City is a dumping ground for industrial wastes

While illegal dumping of garbage has become a fact of life, industrial and hazardous wastes are now becoming another common eyesore. A huge quantity of industrial wastes is lying in and around the City posing threat to the environment. Industrial wastes such as plastic cuttings, stone crushed powder, glass wool, ceramic wastes, metallic wastes and hazardous wastes such as waste oil, incinerator ash, effluent treatment plant sludge, sulphur, copper sulphate, printed circuit boards, pharmaceutical wastes etc have been dumped illegally in 60 places in the City.

According to Dr Lakshmikanth of the Karnataka State Pollution Control Board and Mr Mahendra Kumar M C and Mr Muniraju of the German Technical Co-operation (GTZ), who recently completed a survey across the City, the industrial wastes in these ‘wild dumping sites’ add up to a whopping 25,000 tonnes. 

These dumping sites are located along and in proximity to the main highways - Mysore road, Tumkur road, Hosur road, Bannerghatta road, Old Madras Road, Doddaballapur road and Airport Road.

The total quantity of wastes, though roughly estimated at 25,000 tonnes, can be much more if a systematic long-term survey is conducted, says Mahendra Kumar M C. Out of the 60 dump sites, 27 posed a high risk of contamination of water and soil resources. At some places, the wastes were spread over an area of 20 acres. Thirty-five sites had mixture of both domestic and industrial wastes. In some places, the wastes have been dumped on private lands, close to water bodies, agricultural fields and low lying areas. The wastes are also set on fire causing air pollution.

Says Ms Beenesha P, Chief Environmental Advisor, GTZ: “Improper disposal of industrial wastes could lead to water pollution due to leaching during monsoon season and soil pollution. There is a need to monitor these wastes to determine the extent of damage.” According to the Hazardous Waste (Management and Handling) Rules, 1989, industries have to handle and dispose of hazardous wastes without affecting the environment. Since a Treatment Storage and Disposal Facility (TSDF) or a hazardous wastes landfill site has not been set up in Karnataka, the industry has to store wastes in their premises till a TSDF is set up. But not all industries follow these rules.
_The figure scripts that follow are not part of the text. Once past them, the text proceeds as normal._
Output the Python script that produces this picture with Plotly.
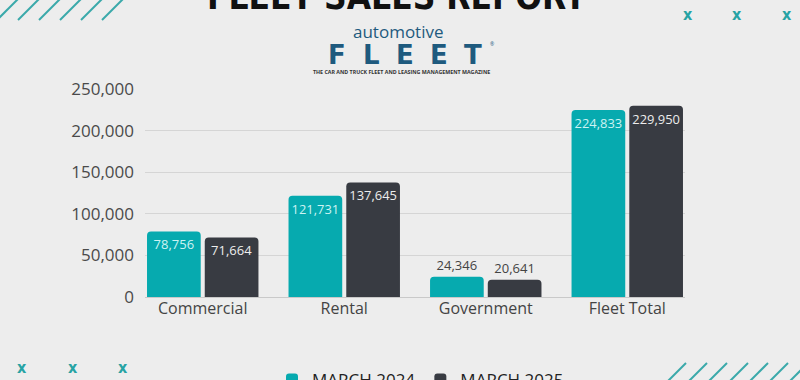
import plotly.graph_objects as go

# ---- data ----
categories = ["Commercial", "Rental", "Government", "Fleet Total"]
march_2024 = [78756, 121731, 24346, 224833]
march_2025 = [71664, 137645, 20641, 229950]
series_names = ["MARCH 2024", "MARCH 2025"]
y_ticks = [0, 50000, 100000, 150000, 200000, 250000]
label_positions = ["inside", "inside", "outside", "inside"]

# ---- styling ----
W, H = 800, 380
ML, MR, MT, MB = 145, 115, 89, 83
PW, PH = W - ML - MR, H - MT - MB
TEAL = "#06AAAF"
DARK = "#383B42"
BG = "#EDEDED"
FONT = "Open Sans"


def px(x):
    return (x - ML) / PW


def py(y):
    return (H - MB - y) / PH


fig = go.Figure()
for vals, name, color, inside_col in [
    (march_2024, series_names[0], TEAL, "#CDF3F3"),
    (march_2025, series_names[1], DARK, "#EDEDED"),
]:
    fig.add_trace(go.Bar(
        x=categories, y=vals, name=name,
        marker=dict(color=color, line=dict(width=0)),
        texttemplate="%{y:,}", textposition=label_positions,
        textangle=0, constraintext="none",
        insidetextanchor="end", cliponaxis=False,
        insidetextfont=dict(color=inside_col, size=13, family=FONT),
        outsidetextfont=dict(color="#444444", size=13, family=FONT),
    ))

shapes = []
# top-left slashes
for xb in [-3, 18, 39, 60, 81, 102]:
    shapes.append(dict(type="line", xref="paper", yref="paper",
                       x0=px(xb), y0=py(20), x1=px(xb + 24), y1=py(-4),
                       line=dict(color="#3AA9AA", width=2)))
# bottom-right slashes
for xt in [686, 707, 727, 748, 768, 788, 808]:
    shapes.append(dict(type="line", xref="paper", yref="paper",
                       x0=px(xt - 22), y0=py(385), x1=px(xt), y1=py(363),
                       line=dict(color="#3AA9AA", width=2)))

annotations = []
# title (cut off at top)
annotations.append(dict(text="FLEET SALES REPORT", xref="paper", yref="paper",
                        x=px(397), y=py(19), xanchor="center", yanchor="bottom",
                        showarrow=False,
                        font=dict(family="DejaVu Sans Condensed, sans-serif",
                                  size=35, color="#111111", weight=700)))
# x marks
for (mx, my) in [(688, 15), (737, 15), (787, 15), (22, 367), (73, 367), (123, 367)]:
    annotations.append(dict(text="x", xref="paper", yref="paper",
                            x=px(mx), y=py(my), xanchor="center", yanchor="middle",
                            showarrow=False,
                            font=dict(family="DejaVu Sans Condensed, sans-serif",
                                      size=16, color="#27A3A4", weight=700)))
# logo
annotations.append(dict(text="automotive", xref="paper", yref="paper",
                        x=px(398), y=py(31), xanchor="center", yanchor="middle",
                        showarrow=False,
                        font=dict(family=FONT, size=17, color="#1E5A7E")))
for ch, cx in zip("FLEET", [337, 371, 405, 439, 473]):
    annotations.append(dict(text=ch, xref="paper", yref="paper",
                            x=px(cx), y=py(55), xanchor="center", yanchor="middle",
                            showarrow=False,
                            font=dict(family="DejaVu Sans", size=26, color="#1E5A7E", weight=700)))
annotations.append(dict(text="®", xref="paper", yref="paper",
                        x=px(492), y=py(44), xanchor="center", yanchor="middle",
                        showarrow=False, font=dict(family=FONT, size=5, color="#1E5A7E")))
annotations.append(dict(text="THE CAR AND TRUCK FLEET AND LEASING MANAGEMENT MAGAZINE",
                        xref="paper", yref="paper",
                        x=px(401), y=py(72), xanchor="center", yanchor="middle",
                        showarrow=False,
                        font=dict(family=FONT, size=5.3, color="#333333", weight=700)))

fig.update_layout(
    width=W, height=H,
    margin=dict(l=ML, r=MR, t=MT, b=MB, autoexpand=False),
    paper_bgcolor=BG, plot_bgcolor=BG,
    barmode="group", bargap=0.184, bargroupgap=0.07, barcornerradius=4,
    font=dict(family=FONT, color="#444444"),
    showlegend=True,
    legend=dict(orientation="h", xref="paper", yref="paper",
                x=px(272), y=py(362), xanchor="left", yanchor="top",
                font=dict(family=FONT, size=17, color="#222222"),
                bgcolor="rgba(0,0,0,0)", traceorder="normal"),
    xaxis=dict(type="category", range=[-0.408, 3.408], showgrid=False,
               showline=False, zeroline=False, ticks="",
               tickfont=dict(family=FONT, size=16, color="#444444")),
    yaxis=dict(range=[0, 250000], tickvals=y_ticks, tickformat=",",
               showgrid=True, gridcolor="#D5D5D5", gridwidth=1,
               zeroline=True, zerolinecolor="#C9C9C9", zerolinewidth=1,
               showline=False, ticks="", ticklabelstandoff=10,
               tickfont=dict(family=FONT, size=17, color="#4A4A4A")),
    shapes=shapes, annotations=annotations,
)

fig.write_html("out.html", config={"displayModeBar": False},
               post_script="document.body.style.margin='0px';document.body.style.padding='0px';")
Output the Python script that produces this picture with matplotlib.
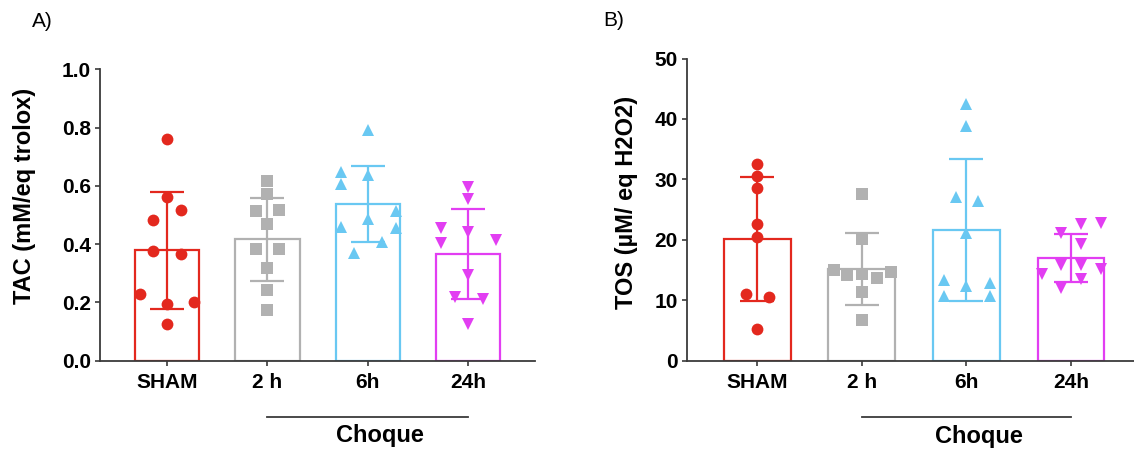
import matplotlib
matplotlib.use("Agg")
import matplotlib.pyplot as plt
import matplotlib.transforms as mtransforms

plt.rcParams['font.family'] = ['Liberation Sans', 'DejaVu Sans']

groups = ["SHAM", "2 h", "6h", "24h"]
colors = ['#e3281e', '#b1b1b1', '#69c8f2', '#e23ef2']
markers = ['o', 's', '^', 'v']

# TAC (mM/eq trolox) - individual points per group
tac_sham = [0.762, 0.562, 0.517, 0.483, 0.378, 0.367, 0.229, 0.193, 0.201, 0.125]
tac_2h = [0.618, 0.572, 0.515, 0.517, 0.469, 0.384, 0.382, 0.317, 0.243, 0.174]
tac_6h = [0.792, 0.649, 0.637, 0.606, 0.514, 0.486, 0.460, 0.454, 0.406, 0.371]
tac_24h = [0.597, 0.554, 0.457, 0.443, 0.405, 0.414, 0.294, 0.217, 0.211, 0.126]
tac_mean = [0.379, 0.416, 0.537, 0.366]
tac_sd = [0.200, 0.144, 0.130, 0.155]

# TOS (uM/ eq H2O2)
tos_sham = [32.6, 30.6, 28.6, 22.7, 20.5, 11.1, 10.6, 5.2]
tos_2h = [27.6, 20.2, 15.0, 14.2, 14.4, 13.7, 14.6, 11.3, 6.7]
tos_6h = [42.4, 38.9, 27.1, 26.5, 21.1, 13.3, 12.3, 12.8, 10.7, 10.7]
tos_24h = [22.8, 22.7, 21.2, 19.3, 15.8, 15.8, 14.4, 15.2, 13.6, 12.1]
tos_mean = [20.1, 15.2, 21.6, 17.0]
tos_sd = [10.25, 5.9, 11.8, 3.9]

# horizontal scatter offsets (layout of the dot plot)
tac_dx = [
    [0, 0, 0.14, -0.135, -0.135, 0.14, -0.27, 0, 0.273, 0],
    [0, 0, -0.113, 0.113, 0, -0.113, 0.113, 0, 0, 0],
    [0, -0.266, 0, -0.266, 0.277, 0, -0.266, 0.277, 0.142, -0.135],
    [0, 0, -0.27, 0, -0.27, 0.277, 0, -0.135, 0.142, 0],
]
tos_dx = [
    [0, 0, 0, 0, 0, -0.11, 0.11, 0],
    [0, 0, -0.265, -0.138, 0, 0.145, 0.276, 0, 0],
    [0, 0, -0.103, 0.11, 0, -0.214, 0, 0.224, -0.214, 0.224],
    [0.283, 0.097, -0.097, 0.097, -0.097, 0.097, -0.276, 0.283, 0.097, -0.097],
]

fig = plt.figure(figsize=(11.34, 4.5), dpi=100)
axA = fig.add_axes([0.0882, 0.1984, 0.3839, 0.6476])
axB = fig.add_axes([0.6056, 0.1984, 0.4011, 0.6716])


def draw(ax, pts, dxs, means, sds, ylim, yticks, yfmt, ylabel, lab_xy, xlim, choque_y):
    for i in range(4):
        ax.bar(i, means[i], width=0.64, facecolor='white', edgecolor=colors[i],
               linewidth=1.6, zorder=1)
        ax.errorbar(i, means[i], yerr=sds[i], color=colors[i], elinewidth=1.6,
                    capsize=12.5, capthick=1.6, zorder=2)
        xs = [i + d for d in dxs[i]]
        ax.plot(xs, pts[i], linestyle='none', marker=markers[i], color=colors[i],
                markersize=8.5 if markers[i] != 's' else 8, markeredgewidth=0,
                zorder=3)
    ax.set_xlim(*xlim)
    ax.set_ylim(*ylim)
    ax.set_yticks(yticks)
    ax.set_yticklabels([yfmt.format(v) for v in yticks], fontsize=15, fontweight='bold')
    ax.set_xticks(range(4))
    ax.set_xticklabels(groups, fontsize=15, fontweight='bold')
    for s in ['top', 'right']:
        ax.spines[s].set_visible(False)
    for s in ['left', 'bottom']:
        ax.spines[s].set_color('#3a3a3a')
        ax.spines[s].set_linewidth(1.3)
    ax.tick_params(axis='both', color='#3a3a3a', width=1.2, length=3.5)
    ax.tick_params(axis='x', pad=5)
    ax.tick_params(axis='y', pad=3)
    ax.set_ylabel(ylabel, fontsize=17, fontweight='bold')
    ax.yaxis.set_label_coords(*lab_xy)
    trans = mtransforms.blended_transform_factory(ax.transData, ax.transAxes)
    ax.plot([1, 3], [choque_y[0], choque_y[0]], color='#3a3a3a', linewidth=1.3,
            transform=trans, clip_on=False)
    ax.text(2.12, choque_y[1], "Choque", transform=trans, ha='center', va='center',
            fontsize=17, fontweight='bold')


draw(axA, [tac_sham, tac_2h, tac_6h, tac_24h], tac_dx, tac_mean, tac_sd,
     (0, 1.0), [0, 0.2, 0.4, 0.6, 0.8, 1.0], "{:.1f}", "TAC (mM/eq trolox)",
     (-0.147, 0.566), (-0.665, 3.667), (-0.194, -0.255))
draw(axB, [tos_sham, tos_2h, tos_6h, tos_24h], tos_dx, tos_mean, tos_sd,
     (0, 50), [0, 10, 20, 30, 40, 50], "{:d}", "TOS (µM/ eq H2O2)",
     (-0.108, 0.525), (-0.676, 3.676), (-0.187, -0.251))

fig.text(0.028, 0.953, "A)", fontsize=15, va='center', ha='left')
fig.text(0.532, 0.955, "B)", fontsize=15, va='center', ha='left')

fig.savefig("out.png", dpi=100)
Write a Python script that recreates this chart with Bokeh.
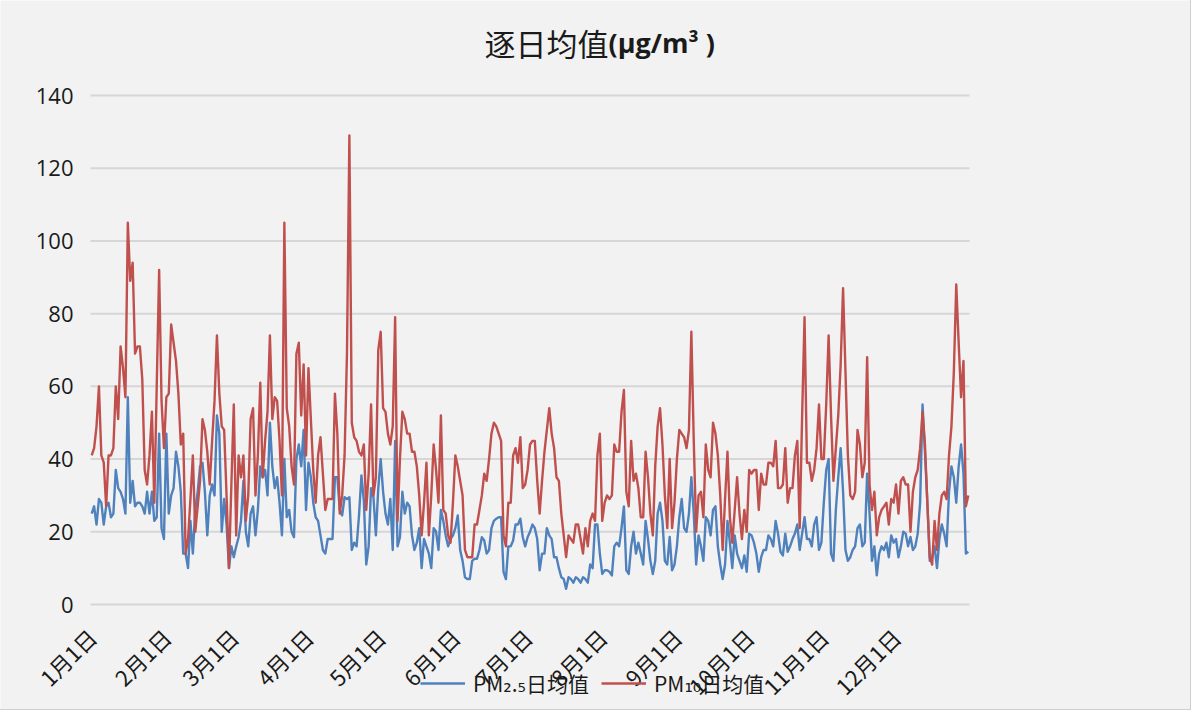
import math
from bokeh.plotting import figure
from bokeh.models import Range1d, FixedTicker, Label, Legend, LegendItem
from bokeh.embed import file_html
from bokeh.resources import INLINE

# ---------------- data ----------------
month_labels = ["1月1日", "2月1日", "3月1日", "4月1日", "5月1日", "6月1日",
                "7月1日", "8月1日", "9月1日", "10月1日", "11月1日", "12月1日"]
month_lengths = [31, 28, 31, 30, 31, 30, 31, 31, 30, 31, 30, 31]

pm10_jan = [41, 43, 49, 60, 41, 39, 27, 41, 41, 43, 60, 51, 71, 65, 57, 105, 89, 94, 69, 71,
            71, 62, 37, 33, 41, 53, 28, 60, 92, 56, 43]
pm10_feb = [57, 58, 77, 72, 67, 58, 44, 47, 14, 18, 29, 41, 20, 27, 34, 51, 48, 42, 33, 45,
            56, 74, 58, 49, 48, 30, 10, 33]
pm10_mar = [55, 19, 41, 35, 41, 23, 30, 51, 54, 30, 41, 61, 35, 45, 53, 74, 51, 57, 56, 45,
            30, 105, 54, 49, 38, 33, 69, 72, 52, 66, 41]
pm10_apr = [65, 51, 37, 28, 41, 46, 36, 26, 29, 29, 29, 58, 47, 25, 30, 41, 69, 129, 50, 46,
            45, 42, 41, 44, 26, 36, 55, 30, 35, 70]
pm10_may = [75, 54, 53, 47, 44, 49, 79, 23, 40, 53, 51, 47, 47, 42, 42, 38, 30, 19, 28, 39,
            19, 30, 44, 37, 28, 52, 26, 25, 19, 17, 28]
pm10_jun = [41, 38, 34, 30, 15, 13, 13, 13, 22, 22, 26, 30, 36, 34, 40, 47, 50, 49, 47, 45,
            19, 16, 28, 28, 41, 43, 39, 46, 32, 33]
pm10_jul = [37, 44, 45, 45, 34, 25, 34, 42, 48, 54, 47, 43, 35, 34, 25, 19, 13, 19, 18, 17,
            22, 22, 18, 14, 21, 16, 23, 25, 23, 41, 47]
pm10_aug = [23, 28, 30, 29, 30, 44, 42, 42, 53, 59, 31, 27, 45, 34, 36, 32, 24, 24, 42, 35,
            25, 19, 38, 49, 54, 44, 30, 21, 40, 21, 28]
pm10_sep = [40, 48, 47, 46, 43, 48, 75, 45, 20, 30, 31, 24, 44, 37, 35, 50, 47, 41, 30, 15,
            29, 42, 24, 17, 26, 35, 25, 18, 26, 20]
pm10_oct = [37, 36, 37, 37, 26, 36, 33, 33, 39, 39, 38, 45, 32, 32, 33, 43, 28, 32, 32, 41,
            45, 21, 52, 79, 39, 39, 34, 37, 43, 55, 40]
pm10_nov = [40, 55, 74, 52, 34, 43, 52, 66, 87, 64, 41, 30, 29, 31, 48, 44, 35, 39, 68, 33,
            26, 31, 19, 24, 26, 27, 28, 22, 29, 28]
pm10_dec = [33, 25, 34, 35, 33, 33, 20, 31, 35, 37, 43, 53, 44, 28, 13, 11, 23, 15, 25, 30,
            31, 29, 41, 49, 64, 88, 72, 57, 67, 27, 30]

pm25_jan = [25, 27, 22, 29, 28, 22, 27, 28, 24, 25, 37, 32, 31, 29, 25, 57, 28, 34, 27, 28,
            28, 27, 25, 31, 25, 31, 23, 24, 47, 21, 18]
pm25_feb = [47, 25, 30, 32, 42, 38, 31, 14, 14, 10, 23, 14, 26, 31, 38, 39, 31, 19, 30, 33,
            30, 52, 47, 20, 29, 22, 10, 16]
pm25_mar = [13, 16, 18.5, 23, 34, 20, 16, 25, 27, 19, 26, 38, 35, 37, 30, 50, 38, 32, 35, 28,
            19, 40, 24, 26, 20, 18.5, 40, 44, 38, 48, 26]
pm25_apr = [39, 35, 28, 24, 23, 19, 15, 14, 18, 18, 18, 35, 35, 26, 24.5, 29.5, 29, 29.5, 15, 17,
            16, 24.5, 35.5, 28.6, 11, 16, 32, 29.5, 19, 32]
pm25_may = [40, 31, 25, 22, 29, 15, 45, 16, 18.5, 31, 25, 28, 27, 19, 15, 17, 21, 10, 18, 16,
            14, 10, 21, 20, 15, 26, 23, 19, 16, 18, 19]
pm25_jun = [21, 24.5, 15, 12, 7.5, 7, 7, 12, 12.6, 12.6, 15, 18.5, 17.6, 14, 15, 21, 23, 23.6, 24, 24,
            9, 7, 16, 16, 17.6, 22, 22, 23.6, 18.5, 16]
pm25_jul = [18.5, 20, 22, 21, 18, 9.4, 14, 14, 21, 19, 18, 13, 13, 10, 7.5, 7, 4.3, 7.5, 7, 6,
            7.5, 7, 6, 7.5, 7, 6, 11, 10, 22, 22, 14]
pm25_aug = [8.4, 9.4, 9.4, 9, 8, 16, 17, 16, 21, 27, 9.4, 8.4, 16, 20, 14, 17, 14, 11, 23, 18,
            12, 8.4, 12, 25, 28, 23, 12, 11, 18.6, 9.4, 11]
pm25_sep = [16, 24, 29, 21, 20, 25, 35, 25, 11, 19, 16, 12, 24, 23, 19, 26, 27, 16, 11, 7,
            11, 23, 17, 10, 19, 14, 12, 10, 13.5, 9]
pm25_oct = [19.5, 19, 17, 14, 9, 13, 15, 15, 19, 18, 16, 23, 19.5, 14.5, 13.5, 19.5, 14.5, 16, 18, 19.5,
            22, 15, 19.5, 24, 18, 18, 16, 22, 24, 15, 17]
pm25_nov = [28, 37, 40, 14, 12, 26, 35, 43, 31, 15, 12, 13, 15, 16, 21, 22, 16, 17, 36, 25,
            12, 16, 8, 14, 16, 15, 17, 13, 19, 17]
pm25_dec = [18, 13, 16, 20, 19.5, 16, 18.6, 15, 16, 19.5, 28, 55, 42, 28, 12, 13, 16, 10, 18, 22,
            19.5, 16, 31, 38, 35, 28, 38, 44, 36, 14, 14.5]

y_ticks = [0, 20, 40, 60, 80, 100, 120, 140]
title_cn = "逐日均值"
title_unit = "(μg/m³ )"
label_pm25 = "PM₂.₅日均值"
label_pm10 = "PM₁₀日均值"

pm10 = (pm10_jan + pm10_feb + pm10_mar + pm10_apr + pm10_may + pm10_jun +
        pm10_jul + pm10_aug + pm10_sep + pm10_oct + pm10_nov + pm10_dec)
pm25 = (pm25_jan + pm25_feb + pm25_mar + pm25_apr + pm25_may + pm25_jun +
        pm25_jul + pm25_aug + pm25_sep + pm25_oct + pm25_nov + pm25_dec)
days10 = list(range(len(pm10)))
days25 = list(range(len(pm25)))
n_days = sum(month_lengths)

month_starts = []
acc = 0
for m in month_lengths:
    month_starts.append(acc)
    acc += m

# ---------------- layout geometry (pixels of the whole canvas) ----------------
W, H = 1190, 709
PLOT_LEFT, PLOT_RIGHT = 90, 969          # pixel columns of the plotting area
ZERO_Y, TOP_Y = 604, 95                  # pixel rows of 0 and 140
ppd = (PLOT_RIGHT - PLOT_LEFT) / n_days  # pixels per day
ppu = (ZERO_Y - TOP_Y) / 140.0           # pixels per unit
x_first, x_last = -0.5, n_days - 0.5
x_lo = x_first - PLOT_LEFT / ppd
x_hi = x_last + (W - PLOT_RIGHT) / ppd
y_hi = ZERO_Y / ppu
y_lo = -(H - ZERO_Y) / ppu


def px_to_x(px):
    return x_lo + px / ppd


def py_to_y(py):
    return y_hi - py / ppu


BG = "#f2f2f2"
GRID = "#d6d6d6"
p = figure(width=W, height=H, output_backend="svg", toolbar_location=None,
           x_range=Range1d(x_lo, x_hi), y_range=Range1d(y_lo, y_hi),
           min_border_left=0, min_border_right=0, min_border_top=0, min_border_bottom=0,
           background_fill_color=BG, border_fill_color=BG)
p.outline_line_color = None
p.styles = {"outline": "1px solid #cfcfcf"}

# horizontal grid lines limited to the plotting area
p.xgrid.visible = False
p.ygrid.visible = False
p.segment(x0=[x_first] * len(y_ticks), y0=y_ticks, x1=[x_last] * len(y_ticks), y1=y_ticks,
          line_color=GRID, line_width=2)

r25 = p.line(days25, pm25, line_color="#4f81bd", line_width=2.4, line_join="round")
r10 = p.line(days10, pm10, line_color="#c0504d", line_width=2.4, line_join="round")

# axes drawn at fixed positions inside the canvas
p.yaxis.ticker = FixedTicker(ticks=y_ticks)
p.yaxis.fixed_location = x_first
p.xaxis.ticker = FixedTicker(ticks=month_starts)
p.xaxis.major_label_overrides = {s: lab for s, lab in zip(month_starts, month_labels)}
p.xaxis.major_label_orientation = math.pi / 4
p.xaxis.fixed_location = 0
for ax in (p.xaxis[0], p.yaxis[0]):
    ax.axis_line_color = None
    ax.major_tick_line_color = None
    ax.minor_tick_line_color = None
    ax.major_tick_out = 0
    ax.major_tick_in = 0
    ax.major_label_text_color = "#1a1a1a"
p.yaxis.major_label_text_font = "Open Sans"
p.yaxis.major_label_text_font_size = "22px"
p.yaxis.major_label_standoff = 17
p.xaxis.major_label_text_font = "Noto Sans CJK SC"
p.xaxis.major_label_text_font_size = "22px"
p.xaxis.major_label_standoff = 28

# title (two parts meeting at the same point)
title_y = py_to_y(42)
title_x = px_to_x(608)
p.add_layout(Label(x=title_x, y=title_y, text=title_cn,
                   text_font="Noto Sans CJK SC", text_font_size="31px",
                   text_baseline="middle", text_align="right", text_color="#1a1a1a"))
p.add_layout(Label(x=title_x, y=title_y, text=title_unit,
                   text_font="Open Sans", text_font_style="bold", text_font_size="27px",
                   text_baseline="middle", text_align="left", text_color="#1a1a1a"))

legend = Legend(items=[LegendItem(label=label_pm25, renderers=[r25]),
                       LegendItem(label=label_pm10, renderers=[r10])],
                orientation="horizontal", location=(420, 11),
                background_fill_alpha=0, border_line_alpha=0, padding=0, margin=0,
                spacing=12, glyph_width=45, glyph_height=26, label_standoff=8,
                label_text_font="Noto Sans CJK SC, DejaVu Sans", label_text_font_size="21px",
                label_text_color="#1a1a1a", label_height=26)
p.add_layout(legend)

open("out.html", "w").write(file_html(p, INLINE))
Some of them adopt the easy way out by disposing wastes wherever land is available. The Karnataka State Pollution Control Board is now finalising the setting up of a TSDF in Dobbespet near Nelamangala and the facility is expected to come up next year.

KSPCB Member-Secretary Ramaiah says: “Action would be taken against defaulting industries. The wastes also need to be analysed to assess how much of them is really hazardous.”

But, what about the non-hazardous industrial wastes? A Ministry of Environment and Forests official says that while hazardous wastes, garbage and bio-medical wastes have separate laws for regulation, the non-hazardous industrial solid wastes have no rules for their safe disposal.
Waste dumped on these highways

Mysore road
Tumkur road
Hosur and Bannerghatta road
Old Madras road
Doddaballapur road
Airport road

This article appeared in Deccan Herald on 13th July, 2003.